Various Artists: The Insider: Music From The Motion Picture

Various Artists: The Insider: Music From The Motion Picture

Albums that repackage film scores are often a dicey proposition, but the successful ones offer a chance to either relive the feel of an obsessed-over movie (Titanic) or take in a good piece of familiar, mood-enhancing background music (the uplifting Chariots Of Fire, TV's haunting Twin Peaks). Thousands more have been made commercially available, even for the forgettable likes of Raising Cain, Rapa Nui, and Stuart Saves His Family, but only a comparative few warrant attention out of context. Angelo Badalamenti's music for David Lynch's G-rated, widely acclaimed The Straight Story has just about everything it needs to break out of the film-score ghetto: It's a movie people love, it's composed and conducted by a renowned name, and its central pieces of music are worth reliving. Opening with "Laurens, Iowa," a gauzy piece that should sound familiar to anyone who knows Badalamenti's aforementioned Twin Peaks soundtrack, the album quickly settles into a series of sweetly rustic pieces, with carefully applied acoustic instruments (guitars, violins) generally overshadowing the composer's usual synths. Like most scores, The Straight Story repeats itself often: "Rose's Theme (Variation)" is a variation on "Rose's Theme," of course, but "Crystal" sounds like a variation on "Rose's Theme (Variation)." But the album is a lovely, appropriately gentle companion piece to a lovely, appropriately gentle movie. The similarly high-profile soundtrack to The Insider is a bit more conventional and doesn't stand as well on its own, but it's got a worthy selling point: music by Lisa Gerrard (formerly of Dead Can Dance) and frequent collaborator Pieter Bourke.
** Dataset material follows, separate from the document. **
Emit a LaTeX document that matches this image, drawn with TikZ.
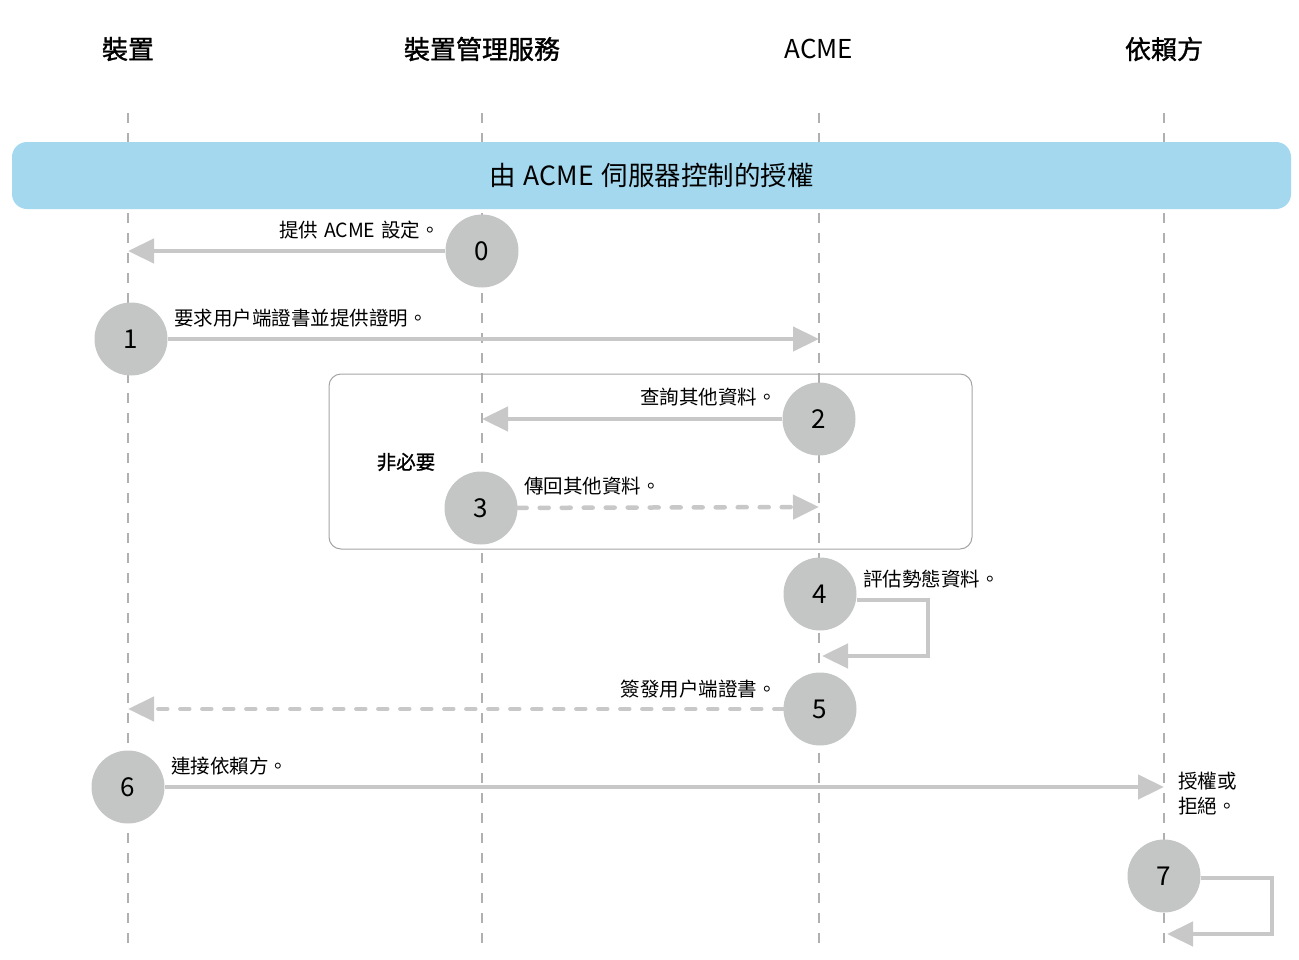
\documentclass[tikz,border=0pt]{standalone}
\usepackage{fontspec}
\setmainfont{Noto Sans CJK TC}
\newfontfamily\headfont[FakeBold=1.2]{Noto Sans CJK TC}
\usepackage{tikz}
\usetikzlibrary{arrows.meta}
\definecolor{stepgray}{HTML}{C4C5C5}
\definecolor{msggray}{HTML}{C8C8C8}
\definecolor{lanegray}{HTML}{B0B0B0}
\definecolor{boxgray}{HTML}{A4A4A4}
\definecolor{banner}{HTML}{A3D8EF}
\tikzset{
  lane/.style={draw=lanegray,line width=1.3pt,dash pattern=on 10pt off 10pt},
  msg/.style={draw=msggray,line width=4.5pt},
  msgdash/.style={msg,line cap=round,dash pattern=on 9pt off 13pt},
  stepnum/.style={circle,fill=stepgray,minimum size=73pt,inner sep=0pt,
    font=\fontsize{26}{30}\selectfont},
  msglabel/.style={inner sep=0pt,font=\fontsize{19.5}{25}\selectfont},
  lanehead/.style={inner sep=0pt,font=\fontsize{26}{30}\selectfont\headfont}
}

\begin{document}
\begin{tikzpicture}[x=1pt,y=-1pt,
    >={Triangle[length=26pt,width=24pt,fill=msggray]}]
  \useasboundingbox (0,0) rectangle (1299,959);

  % lanes
  \node[lanehead] (dev) at (128,49) {裝置};
  \node[lanehead] (mdm) at (482,49) {裝置管理服務};
  \node[lanehead,font=\fontsize{26}{30}\selectfont] (acme) at (819,49) {ACME};
  \node[lanehead] (rp) at (1164,49) {依賴方};
  \foreach \x/\n in {128/dev,482/mdm,819/acme,1164/rp} {
    \coordinate (\n-top) at (\x,113);
    \coordinate (\n-bot) at (\x,945);
    \draw[lane] (\n-top) -- (\n-bot);
  }

  \node[fill=banner,rounded corners=15pt,minimum width=1279pt,
    minimum height=67pt,inner sep=0pt,font=\fontsize{26.5}{30}\selectfont]
    (auth) at (651.5,175.5) {由\hspace{0.3em}ACME\hspace{0.3em}伺服器控制的授權};

  \node[draw=boxgray,line width=1pt,rounded corners=12pt,
    minimum width=643pt,minimum height=175pt] (optbox) at (650.5,461.5) {};

  % steps
  \begin{scope}[every node/.style={stepnum}]
    \node (s0) at (482,251) {0};
    \node (s1) at (131,339) {1};
    \node (s2) at (819,419) {2};
    \node (s3) at (481,508) {3};
    \node (s4) at (820,594) {4};
    \node (s5) at (820,709) {5};
    \node (s6) at (128,787) {6};
    \node (s7) at (1164,876) {7};
  \end{scope}
  \coordinate (loop4) at (928,656);
  \coordinate (loop7) at (1272,934);

  \draw[msg,->] (s0) -- (s0 -| dev-top);
  \draw[msg,->] (s1) -- (s1 -| acme-top);
  \draw[msg,->] (s2) -- (s2 -| mdm-top);
  \draw[msgdash,->] (s3) -- ([yshift=1pt]s3 -| acme-top);
  \draw[msg,->] ([yshift=-6pt]s4.east) -| (loop4) -- ([xshift=3pt]loop4 -| acme-top);
  \draw[msgdash,->] (s5) -- (s5 -| dev-top);
  \draw[msg,->] (s6) -- (s6 -| rp-top);
  \draw[msg,->] ([yshift=-2pt]s7.east) -| (loop7) -- ([xshift=3pt]loop7 -| rp-top);

  % labels
  \begin{scope}[every node/.style={msglabel}]
    \node[anchor=east] (l0) at (440,230) {提供\hspace{0.3em}ACME\hspace{0.3em}設定。};
    \node[anchor=west] (l1) at (174,318) {要求用户端證書並提供證明。};
    \node[anchor=east] (l2) at (777,397) {查詢其他資料。};
    \node[font=\fontsize{19.5}{25}\selectfont\headfont] (opt) at (406,462) {非必要};
    \node[anchor=west] (l3) at (524,486) {傳回其他資料。};
    \node[anchor=west] (l4) at (863,579) {評估勢態資料。};
    \node[anchor=east] (l5) at (777,689) {簽發用户端證書。};
    \node[anchor=west] (l6) at (171,766) {連接依賴方。};
    \node[anchor=north west,align=left] (l7) at (1178,772) {授權或\\拒絕。};
  \end{scope}
\end{tikzpicture}
\end{document}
They've written a number of the record's stately instrumentals—Graeme Revell's more straightforward offerings dominate The Insider's second half—but Gerrard fans will want to seek out the record primarily for her vocal performances on the worldbeat-tinged "Tempest" and the gloomy, pretty, seven-and-a-half-minute "Sacrifice." Ultimately, though, the presence of Massive Attack's "Safe From Harm" isn't enough to rescue the bulk of the album, which is pleasant but as passively inert and irrelevant as most of those movie scores no one buys.